FMCSA Alters Safety Plan
This story appears in the Aug. 9 print edition of Transport Topics.
The Federal Motor Carrier Safety Administration said last week it is changing how it targets trucking companies for enforcement based on a study of its new CSA safety-monitoring program.
In an Aug. 4 announcement, FMCSA said the change was among several it was making to CSA as it prepares to allow fleets to compare their safety records with other carriers, starting later this month.
The agency announced the changes after Transport Topics reported last month that a study conducted by the University of Michigan Transportation Research Institute found that carriers with high rates of violations in two of CSA’s BASICs — driver fitness and cargo securement — do not necessarily have a greater crash risk than other fleets (7-19, p. 1; click here for previous story).
FMCSA said that study matched its own findings, and as a result, it “adjusted how it identifies carriers for investigation so that the BASICs that have the strongest relationship to future crashes receive the most emphasis.”
“In this way, FMCSA will address those carriers with the highest propensity for future crashes, as well as those with the strongest patterns of noncompliance,” the agency said.
The two categories include violations such as “being properly licensed, carrying medical cards to allow verification that a driver meets the medical qualification standards, adequately securing cargo and properly packaging and handling hazardous materials,” FMCSA said.
FMCSA’s new safety program — CSA, or Compliance, Safety and Accountability — is built on seven categories of violations called BASICs:
• Unsafe driving.
• Fatigued driving.
• Alcohol and drugs.
• Vehicle maintenance.
• Crash indicator.
• Cargo securement.
• Driver fitness.
The agency also said that carriers on Aug 16 would be able to see for the first time how their violations stack up against other companies’.
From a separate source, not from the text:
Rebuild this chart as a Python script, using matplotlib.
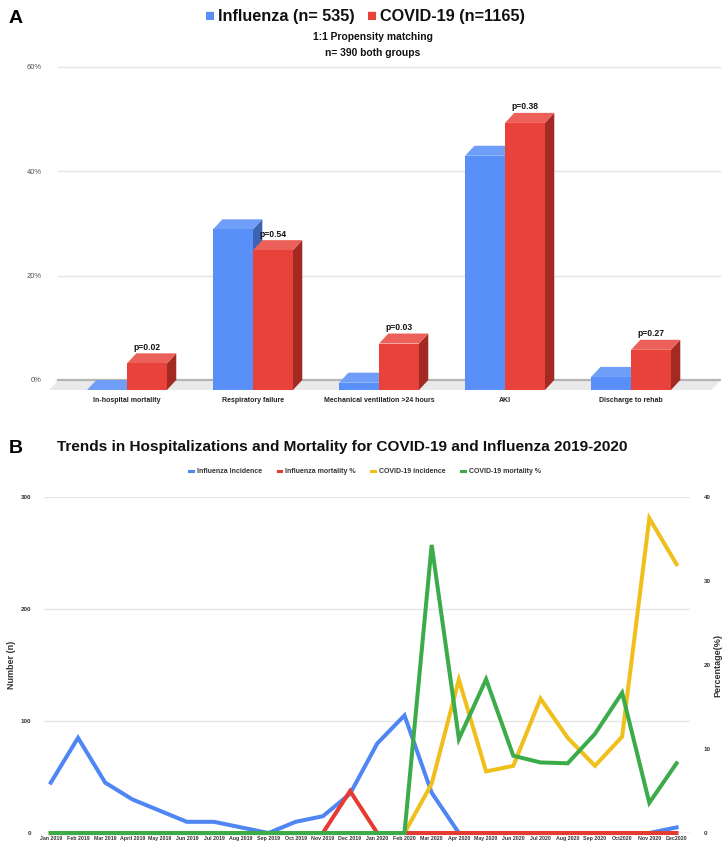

FMCSA also said it is changing the way in which it calibrates fleets’ exposure for crashes to a combination of miles traveled and power units in the unsafe driving and crash indicator BASICs.
Within those two categories, the peer groupings will change to using the number of crashes or inspections from the number of trucks, FMCSA said.
The agency said it also will change how it ranks carriers’ performance in the drugs-and-alcohol BASIC by using the number of inspections, rather than the number of trucks, to group carriers.
In addition, FMCSA said it was changing how severely the CSA system treats some roadside inspection violations, but the agency did not specify which violations.
FMCSA “will employ a more strategic approach to addressing motor carriers with a history of size-and-weight violations, rather than counting these violations in the cargo-related BASIC; the new ap-proach will include alerts to roadside inspectors when carriers have a history of size-and-weight violations.”
FMCSA said the changes “will allow the agency to more effectively identify motor carriers with safety-performance and compliance problems, thereby raising the bar for safety on the nation’s roads.”
Rob Abbott, vice president of safety policy for American Trucking Associations, said the federation was “pleased” the agency is responding to industry concerns, but some uncertainty still exists.
“We are puzzled by FMCSA’s justification to use certain BASICs as a tool to prioritize carriers for intervention — when scores in those BASICs don’t speak to future crash risk,” he said. “The purpose of CSA 2010 is to focus FMCSA’s limited resources where they would be most effective. We believe it would make sense to devote those resources to carriers who are more crash prone.”
Abbott said UMTRI’s findings “may suggest that the means by which scores are derived in those categories — such as the relative weighting of violations — need to be revisited.”
Steve Keppler, executive director of the Commercial Vehicle Safety Alliance, said he believed FMCSA’s announcement is “consistent” with what agency officials have been saying about trying to improve the program.
“It’s clear that they are doing things as they hear more information,” Keppler said.
FMCSA said it still expects to proceed with CSA according to its previously announced schedule, which calls for SafeStat scores to be replaced by CSA during the fall and winter.
A phasing-in of CSA’s new enforcement tools would follow after that is completed.
Keppler said there are still some states that have “some question . . . with respect to what the implementation plan is,” but that FMCSA is working to address their concerns.